Tim Welsh, president of Garco Construction, builder of the Spokane Arena, said public projects need to go out to bid. But on some occasions, he said, government agencies hide related projects in change orders to save money and time.

“Change orders of this size are unusual,” he said. “But it might be in the best interest of the taxpayers.”

Shea Construction is an established builder owned by David Shea, past chairman of the Spokane Area Chamber of Commerce. He was unavailable for comment.

EWU architect Richard Clark said the school got a good deal from Shea, which agreed to charge 8 percent for overhead and profit. State agencies are permitted to pay up to 22 percent for overhead and profit.

Maureen McGuire, assistant state attorney who represents EWU, said she is not familiar with laws governing construction change orders. She said EWU officials never asked her for a ruling on the legality of adding $2 million in change orders to the Kennedy Library project.

However, the Office of Financial Management in Olympia signed off on the mall project in May and released the money to EWU beginning July 1.

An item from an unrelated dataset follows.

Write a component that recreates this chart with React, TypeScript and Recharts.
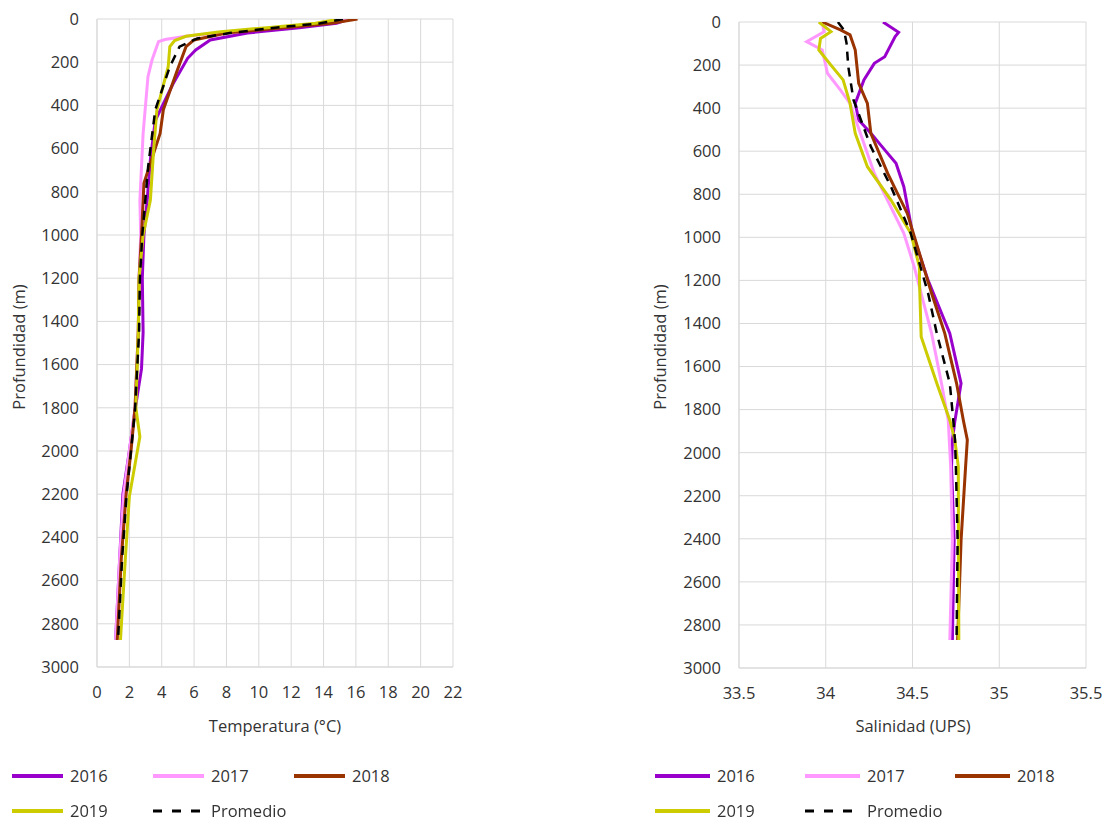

Harvey Childs, a former Spokane architect who works for the Office of Financial Management on the state capital budget, said the agency approved EWU’s proposal because the mall will be paid for with money left over from other campus projects that were finished under budget.

“This is being done all over the state,” Childs said. “They have so many needs at Eastern, we agreed that they could put it (leftover money) into that project.”

But Strannigan, who works with Sen. Jim West, R-Spokane, to oversee state spending, disagrees. He said the state rarely and reluctantly approves unauthorized projects with leftover money.

“We have to be very careful with our priorities of what should be funded, and there’s always some projects that don’t make the cut,” he said. “It gives me great discomfort to hear that we’re operating the state on change orders.”